Quello che tutti temevano fosse una delle pecche della pellicola si è rivelato, invece, una sorpresa piacevole. Notevole la chimica tra gli attori nelle molte scene corali di Solo. Malgrado i problemi avuti con la recitazione e il rischio che la sua prima importante prova attoriale fallisse, considerato il peso iconico del suo predecessore, Alden Ehrenreich si è trovato a suo agio con il ruolo. Anzi, pur dando un’impronta personale al giovane Han, ha reso omaggio ad Harrison Ford, riprendendone le irriverenti caratteristiche espressive, nonché le pose nelle scene di combattimento con le armi. Buona la performance di Emilia Clarke, nei panni della coraggiosa Qi’ra, anche se in alcuni tratti sembrava di osservare una spietata Madre dei Draghi. Menzione speciale per Woody Harrelson per la sua interpretazione del mentore e fuorilegge Tobias Beckett, e a Paul Bettany, perfetto nel ruolo, seppur minuscolo, del perfido Dryden Vos. Plauso a Donald Glover per il suo audace, inaffidabile e scanzonato Lando Calrissian, uno dei personaggi senz’altro meglio riusciti e per il quale unico difetto è quello di un esiguo minutaggio on screen.
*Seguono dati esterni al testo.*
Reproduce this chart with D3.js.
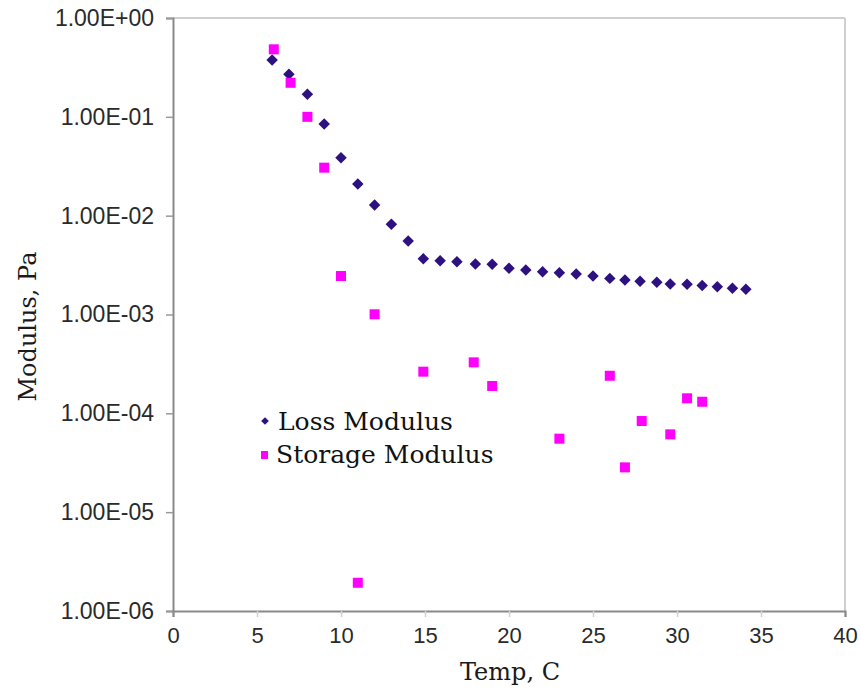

Di contro, non sono mancati un paio di personaggi simpatici come Jar Jar, ma meglio non spoilerare.

IN CONCLUSIONE

Solo: A Star Wars Story non è un capolavoro, non è L’impero colpisce ancora, ma… non vuole neanche esserlo.

Voi davvero vorreste vedere la copia di un film già visto? Lo scopo non è stupirci, ma raccontare cose che prima avremmo solo potuto immaginare o intuire, farci capire perché Han Solo è diventato Han Solo. La pellicola si svolge in crescendo: la prima parte scorre piana, quasi non sembra di guardare un film di Star Wars, ma un comune film di fantascienza, non ci sono Jedi o spade laser, la Forza non scorre potente. Poi, il ritmo accelera vertiginoso e a bordo di un Millennium Falcon tirato a lucido come non mai, siamo catapultati su Kessel, tra uno Star Destroyer imperiale e l’Alleanza Ribelle allo stato embrionale, tra una partita a Sabacc e l’altra, su quella stessa nave insieme ad Han e al suo fedele amico Chewbecca, nel mezzo di un’amicizia che nasce dall’aver salva la vita insieme.

E, sul finale, l’inaspettato: Solo non si conclude sul serio, lascia uno spiraglio aperto per qualcosa che potrà ancora accadere. Forse che il successo del MCU abbia influenzato un franchise come quello di Star Wars?
Com’era il detto? Tutto fa brod…no, tutto fa Disney. In ogni caso, questo finale – non finale che pone le basi per un sequel, rende omaggio alle serie animate dell’universo espanso, in particolare The Clone Wars.

Allora, niente smancerie e guardate il film. Vale la pena allacciare le cinture per un salto nell’iperspazio piacevole e scanzonato e, dopo un po’, verrà facile dire: «Chewbe, siamo a casa».